Posted by Sarah Werner

The four benefits of pre-IPO revenue automation

An IPO is an exciting time for any organization. It can open access to new sources of capital, increase brand recognition and provide stability. It also presents new challenges and requirements around reporting, compliance, and governance – not to mention the increased scrutiny that comes with having shareholders.

Revenue and the accounting, forecasting, reporting and compliance requirements that revenue impacts, is an important part of preparing for an IPO. Just recently, video game maker Roblox made the news when they restated their financials and pushed back an IPO twice following inaccurate revenue numbers in their financial statements and concerns over revenue recognition practices.

For companies considering IPOs, there are several ways implementing an automated revenue management program can help smooth the transition. Here are the 4 key benefits of automating revenue management before IPO.

Ensure accurate and automated forecasting and analytics

Shareholders like to see predictability. In addition to showing consistent growth, the ability to demonstrate that your team accurately forecasted that growth is important. It provides trust and confidence in future performance. Likewise, having access to robust analytics and the insights that good data can drive, shows that leadership deeply understands the business and can identify areas of improvement and innovation.

For one Aptitude client, the adoption of revenue automation and compliance solution, RevStream, was driven by their goal of creating a centralized revenue management program to enable an IPO. The ability to automate existing manual processes and provide more detailed revenue analysis and reporting was critical to achieving their desired outcome.

Meet compliance requirements

While private companies also must adhere to various compliance regulations, public filers garner considerably more scrutiny. When the new revenue recognition standards, IFRS 15 and ASC 606 became effective in 2018, it drastically changed the way organizations accounted for revenue and many public companies stumbled in their adherence to the new rules. One assessment found that “revenue recognition issues drove more restatements in 2018 than in prior years and caused more restatements than any other area of accounting, overtaking even debt and tax issues as the most common cause for restatements in 2018.” (source)

With a smart revenue solution, accounting across multiple methods and reporting standards is automated, allowing you to walk between the varying GAAPs and statutory requirements for both actual results and forecasts. Automated revenue management can also lead to a more consistent company policy application, reduced risk and better transparency for auditors, investors, and business leaders. No company wants to grace the front pages for accounting issues and financial statement errors.

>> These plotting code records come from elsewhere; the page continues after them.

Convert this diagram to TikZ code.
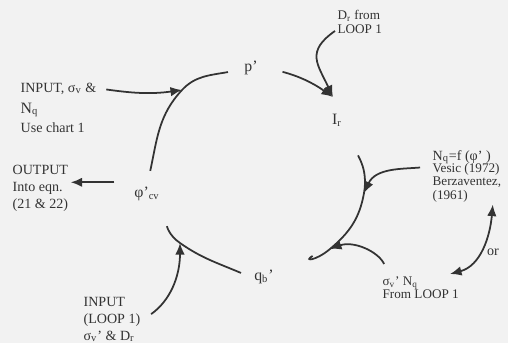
\documentclass[tikz,border=0pt]{standalone}
\usepackage{fontspec}
\setmainfont{Liberation Serif}
\usetikzlibrary{arrows.meta}
\newcommand{\tightfont}{\fontsize{7.5}{7.5}\selectfont\setlength{\lineskiplimit}{-5pt}}

\begin{document}
\begin{tikzpicture}[line width=1pt, color=black!80, >={Latex[length=2.3mm,width=1.9mm]},
    cyc/.style={circle, minimum size=0.9cm, inner sep=0pt, font=\small},
    txt/.style={align=left, inner sep=1pt, font=\footnotesize},
    tight/.style={txt, font=\tightfont}]
        \useasboundingbox (0,0) rectangle (10.16,6.86);
        \fill[black!5] (0,0) rectangle (10.16,6.86);

        % loop quantities
        \node (p) [cyc] at (5.02,5.50) {p'};
        \node (Ir) [cyc] at (6.74,4.46) {I\textsubscript{r}};
        \node (phi) [cyc] at (2.94,2.98) {φ'\textsubscript{cv}};
        \node (qb) [cyc] at (5.28,1.32) {q\textsubscript{b}'};

        % where the inputs meet the loop
        \coordinate (jA) at (3.64,5.06);
        \coordinate (jB) at (7.28,3.00);
        \coordinate (jC) at (6.60,1.88);
        \coordinate (jD) at (3.60,2.00);

        % inputs and outputs
        \node (in1) [txt, anchor=base west] at (0.36,5.02) {INPUT, σ\textsubscript{v} \&};
        \node (nqin) [txt, anchor=base west, font=\small] at (0.36,4.60) {N\textsubscript{q}};
        \node (chart) [txt, anchor=base west] at (0.36,4.22) {Use chart 1};
        \node (out) [txt, anchor=north west] at (0.20,3.60) {OUTPUT\\Into eqn.\\(21 \& 22)};
        \node (dr) [tight, anchor=north west] at (6.70,6.70) {D\textsubscript{r} from\\LOOP 1};
        \node (nq) [txt, anchor=base west] at (8.60,3.66) {N\textsubscript{q}=f (φ' )};
        \node (ves) [tight, anchor=north west] at (8.60,3.64) {Vesic (1972)\\Berzaventez,\\(1961)};
        \node (sv) [tight, anchor=north west] at (7.60,1.38) {σ\textsubscript{v}' N\textsubscript{q}\\From LOOP 1};
        \node (in2) [txt, anchor=north west] at (1.62,0.96) {INPUT\\(LOOP 1)\\σ\textsubscript{v}' \& D\textsubscript{r}};
        \node (orl) [txt] at (9.86,1.82) {or};

        % the loop
        \draw (phi.82) to[out=78,in=227] (jA) to[out=47,in=190] (p.190);
        \draw[->, shorten <=0.17cm] (p.-4) to[out=-15,in=145] (Ir.100);
        \draw[shorten <=0.44cm, shorten >=0.6cm] (Ir.-35) to[out=-85,in=80] (jB) to[out=-100,in=40] (jC) to[out=-140,in=30] (qb.15);
        \draw[shorten >=0.29cm] (qb.170) to[out=157,in=-35] (jD) to[out=145,in=-60] (phi.-57);

        \draw[->, shorten <=0.15cm] (in1.east) to[out=-8,in=188] (jA);
        \draw[->, shorten <=0.25cm] (phi.150) -- (phi.150 -| out.east);
        \draw[->, looseness=1.4] (dr.200) to[out=215,in=115] (Ir.100);
        \draw[->, shorten <=0.2cm] (nq.south west) to[out=185,in=65] (jB);
        \draw[->, shorten <=0.22cm] ([xshift=5pt]sv.north west) to[out=115,in=20] (jC);
        \draw[<->] (sv.25) to[out=15,in=-95] (ves.-40);
        \draw[->, shorten <=0.2cm] (in2.east) to[out=35,in=-90] (jD);
    \end{tikzpicture}
\end{document}
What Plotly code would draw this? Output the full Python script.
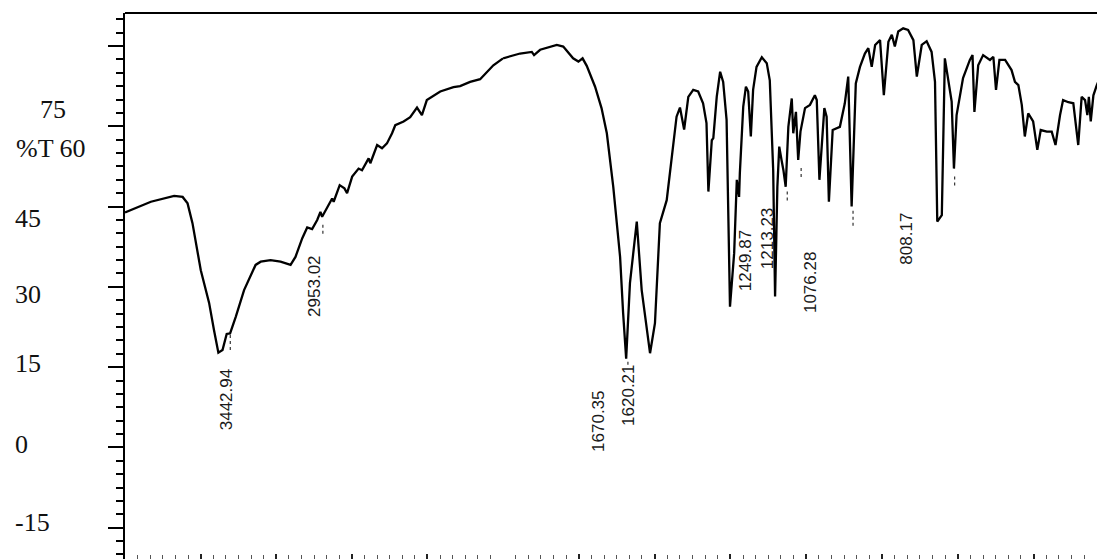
import plotly.graph_objects as go

# ---------------- data ----------------
WAVENUMBER = [4000, 3863, 3740, 3695, 3669, 3643, 3599, 3555, 3529, 3506,
              3484, 3462, 3444, 3414, 3370, 3309, 3282, 3230, 3177, 3147,
              3124, 3098, 3062, 3036, 3010, 2983, 2966, 2957, 2930, 2904,
              2896, 2864, 2839, 2825, 2798, 2764, 2746, 2711, 2702, 2666,
              2640, 2614, 2587, 2570, 2526, 2491, 2455, 2429, 2403, 2332,
              2262, 2227, 2174, 2121, 2051, 2000, 1955, 1924, 1918, 1902,
              1876, 1858, 1841, 1815, 1801, 1790, 1779, 1757, 1740, 1726,
              1709, 1691, 1683, 1675, 1665, 1647, 1634, 1621, 1612, 1599,
              1586, 1568, 1542, 1533, 1522, 1511, 1498, 1485, 1472, 1463,
              1458, 1449, 1445, 1436, 1427, 1419, 1410, 1401, 1390, 1383,
              1377, 1375, 1366, 1359, 1353, 1346, 1340, 1331, 1317, 1304,
              1296, 1287, 1282, 1276, 1271, 1265, 1260, 1254, 1247, 1238,
              1234, 1227, 1221, 1215, 1203, 1190, 1177, 1172, 1165, 1152,
              1146, 1140, 1130, 1111, 1098, 1089, 1080, 1069, 1058, 1045,
              1036, 1027, 1018, 1005, 995, 983, 974, 966, 957, 944,
              931, 917, 908, 895, 882, 869, 860, 854, 842, 834,
              825, 816, 810, 803, 786, 768, 761, 756, 746, 733,
              715, 706, 699, 690, 675, 658, 649, 640, 631, 623,
              614, 601, 590, 581, 565, 552, 542, 530, 522, 508,
              495, 482, 473, 464, 458, 454, 449, 442, 433, 425]

TRANSMITTANCE = [43.9, 45.9, 47.0, 46.8, 45.6, 41.9, 33.1, 27.0, 21.9, 17.7,
                 18.2, 21.2, 21.3, 24.4, 29.4, 34.1, 34.7, 35.0, 34.7, 34.3,
                 34.1, 35.6, 39.1, 41.1, 40.8, 42.5, 44.0, 43.1, 44.7, 46.5,
                 45.9, 49.0, 48.4, 47.5, 50.6, 52.1, 51.8, 54.0, 53.1, 56.5,
                 55.9, 56.8, 58.7, 60.2, 60.9, 61.7, 63.5, 62.1, 64.9, 66.5,
                 67.3, 67.5, 68.3, 68.8, 71.4, 72.7, 73.6, 73.9, 73.3, 74.3,
                 74.8, 75.2, 74.9, 72.7, 72.1, 72.7, 71.3, 67.4, 63.4, 58.7,
                 48.7, 35.6, 25.1, 16.6, 30.7, 42.2, 29.4, 21.9, 17.6, 23.2,
                 41.9, 46.2, 61.8, 63.5, 59.4, 65.5, 66.8, 66.5, 64.3, 60.6,
                 47.8, 57.4, 57.8, 65.5, 70.2, 68.3, 61.2, 26.3, 36.3, 50.0,
                 46.8, 51.2, 63.7, 67.4, 66.5, 58.1, 66.8, 71.1, 72.9, 71.8,
                 68.6, 51.8, 28.2, 48.7, 56.2, 53.7, 51.8, 48.7, 59.9, 65.2,
                 58.7, 62.7, 53.7, 59.0, 63.4, 64.0, 65.8, 64.9, 50.0, 63.4,
                 61.8, 45.9, 59.3, 59.9, 64.3, 69.3, 45.0, 68.0, 71.1, 73.6,
                 74.6, 71.1, 75.2, 76.1, 65.8, 75.8, 77.1, 74.9, 77.7, 78.3,
                 78.0, 76.1, 69.3, 75.2, 75.9, 73.9, 68.3, 42.2, 43.4, 72.7,
                 69.0, 64.6, 52.1, 62.1, 69.0, 72.4, 73.3, 62.7, 71.4, 73.3,
                 72.4, 73.0, 66.8, 72.4, 72.4, 70.5, 68.3, 67.7, 64.0, 58.1,
                 62.4, 60.9, 55.6, 59.3, 59.0, 59.0, 56.5, 62.1, 64.9, 64.5,
                 64.3, 56.5, 65.5, 64.9, 62.1, 65.5, 60.9, 65.8, 67.7, 69.0]

PEAK_WN = [3442.94, 2953.02, 1670.35, 1620.21, 1249.87, 1213.23, 1076.28, 808.17]
PEAK_TEXT = ["3442.94", "2953.02", "1670.35", "1620.21",
             "1249.87", "1213.23", "1076.28", "808.17"]
PEAK_MARK_TOP = [21.0, 41.6, 16.0, None, 47.8, 52.2, 44.2, 50.6]
PEAK_MARK_BOTTOM = [17.8, 39.4, 15.1, None, 45.7, 50.0, 41.1, 48.4]

Y_LABELS = ["75", "%T 60", "45", "30", "15", "0", "-15"]

# ---------------- layout constants (page pixels) ----------------
W, H = 1097, 559
ML, MT = 125, 13
BREAK_WN = 2000
SPLIT_PX = 503               # page px of the scale break
D1 = (SPLIT_PX - ML) / (W - ML)
PLOT_H = H - MT

# label placement (page px): (x-shift from peak, vertical centre)
PEAK_LABEL_POS = [(-3, 400), (-9, 286), (-30, 421), (-19, 395),
                  (-42, 261), (-33, 239), (-43, 283), (-48, 239)]
# y label placement (page px): (left, centre)
Y_LABEL_POS = [(38, 109), (14, 148), (13, 218), (13, 294),
               (13, 364), (13, 444), (13, 522)]


def paper_y(py):
    return (H - py) / PLOT_H


hi_x = [w for w in WAVENUMBER if w >= BREAK_WN]
hi_y = [t for w, t in zip(WAVENUMBER, TRANSMITTANCE) if w >= BREAK_WN]
lo_x = [w for w in WAVENUMBER if w <= BREAK_WN]
lo_y = [t for w, t in zip(WAVENUMBER, TRANSMITTANCE) if w <= BREAK_WN]

fig = go.Figure()
line_style = dict(color="black", width=2.3)
fig.add_trace(go.Scatter(x=hi_x, y=hi_y, xaxis="x", yaxis="y", mode="lines",
                         line=line_style, hoverinfo="skip"))
fig.add_trace(go.Scatter(x=lo_x, y=lo_y, xaxis="x2", yaxis="y", mode="lines",
                         line=line_style, hoverinfo="skip"))

# dotted peak markers
mk = {"x": ([], []), "x2": ([], [])}
for wn, t0, t1 in zip(PEAK_WN, PEAK_MARK_TOP, PEAK_MARK_BOTTOM):
    if t0 is None:
        continue
    key = "x" if wn > BREAK_WN else "x2"
    mk[key][0].extend([wn, wn, None])
    mk[key][1].extend([t0, t1, None])
for key, (xs, ys) in mk.items():
    fig.add_trace(go.Scatter(x=xs, y=ys, xaxis=key, yaxis="y", mode="lines",
                             line=dict(color="#333", width=1.2, dash="dot"),
                             hoverinfo="skip"))

annotations = []
for wn, txt, (dx, py) in zip(PEAK_WN, PEAK_TEXT, PEAK_LABEL_POS):
    annotations.append(dict(
        x=wn, xref="x" if wn > BREAK_WN else "x2", xshift=dx,
        y=paper_y(py), yref="paper", text=txt, textangle=-90,
        showarrow=False, xanchor="center", yanchor="middle",
        font=dict(family="Liberation Sans, Arial, sans-serif", size=17, color="#1a1a1a")))
for txt, (lx, py) in zip(Y_LABELS, Y_LABEL_POS):
    annotations.append(dict(
        x=0, xref="paper", xshift=lx - ML, xanchor="left",
        y=paper_y(py), yref="paper", yanchor="middle",
        text=txt, showarrow=False,
        font=dict(family="Liberation Serif, Times New Roman, serif", size=26, color="#111")))

common_x = dict(showgrid=False, zeroline=False, showline=False, showticklabels=False,
                ticks="inside", ticklen=5, tickwidth=1.5, tickcolor="#222", anchor="y")

fig.update_layout(
    width=W, height=H,
    margin=dict(l=ML, r=0, t=MT, b=0, pad=0),
    paper_bgcolor="white", plot_bgcolor="white",
    showlegend=False,
    xaxis=dict(domain=[0, D1], range=[4000, BREAK_WN], tick0=0, dtick=400,
               minor=dict(tick0=0, dtick=400 / 6, ticks="inside", ticklen=4,
                          tickwidth=1, tickcolor="#555"),
               **common_x),
    xaxis2=dict(domain=[D1, 1], range=[BREAK_WN, 432.5], tick0=0, dtick=200,
                minor=dict(tick0=0, dtick=200 / 6, ticks="inside", ticklen=4,
                           tickwidth=1, tickcolor="#555"),
                **common_x),
    yaxis=dict(range=[-20.85, 81.17], anchor="x", showgrid=False, zeroline=False,
               showline=True, linewidth=2, linecolor="black",
               ticks="outside", ticklen=15, tickwidth=1.5, tickcolor="black",
               tick0=0, dtick=15, showticklabels=False,
               minor=dict(dtick=2.5, ticks="outside", ticklen=7, tickwidth=1.5,
                          tickcolor="black")),
    shapes=[dict(type="line", xref="paper", yref="paper", x0=0, x1=1, y0=1, y1=1,
                 line=dict(color="black", width=2))],
    annotations=annotations,
)

fig.write_html(
    "out.html",
    config={"displayModeBar": False},
    post_script="document.body.style.margin='0';document.body.style.overflow='hidden';",
)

Demonstrate strong financial controls and governance

There is little room for error or missteps for public companies. Issuers must be able to produce accurate, quarterly financial results with the ability to explain accounting approaches and financial inputs as requested by auditors and other stakeholders. Going public “holds companies to a higher standard of accountability - for financial discipline, disclosure, planning and delivering to plan, and even strategic direction...In order to do this well, a company needs to have appropriately skilled financial staff and financial policies, procedures, and systems in place.” (source)

Organizations that are highly dependent on manual processes or lack the financial controls of an automated system may struggle to meet reporting deadlines and place themselves at an increased risk for human error.

Establish a platform for future M&A activity

One significant driver of going public is the desire to acquire companies. This acquisition activity is fueled both through the initial proceeds from the IPO but also through the use of an acquisition currency that is used to raise capital for both cash and stock financed acquisitions.

Having an automated revenue solution can help address the complexities of acquiring a company. One Aptitude client was anticipating a significant increase in contractual complexities as a result of an acquisition they were making. This client already spent tens of millions closing their books with the assistance of a team of consultants and decided to implement Aptitude RevStream to reduce costs and risk and reduce the manual burden on their finance team.

Revenue automations isn’t just useful for pre-IPO companies – any major change such as merger or acquisition can benefit from automating first. A robust revenue management solution can also be helpful for acquired companies operating as independent subsidiaries.

Red Hat has been an Aptitude RevStream client since 2014 and when they were acquired by IBM, Declan O’Donoghue, Senior Principal Analyst at Red Hat noted in a recent webinar that while the acquisition “presented many organizational and business challenges, including intercompany accounting. From a revenue perspective, RevStream gave us the flexibility to move through the process of the acquisition itself - no code changes were made - everything was done internally using the flexible configurations available in the system and everything was fully automated.” Red Hat was also able to quickly adapt their reporting to meet IBM’s requirements without manual intervention.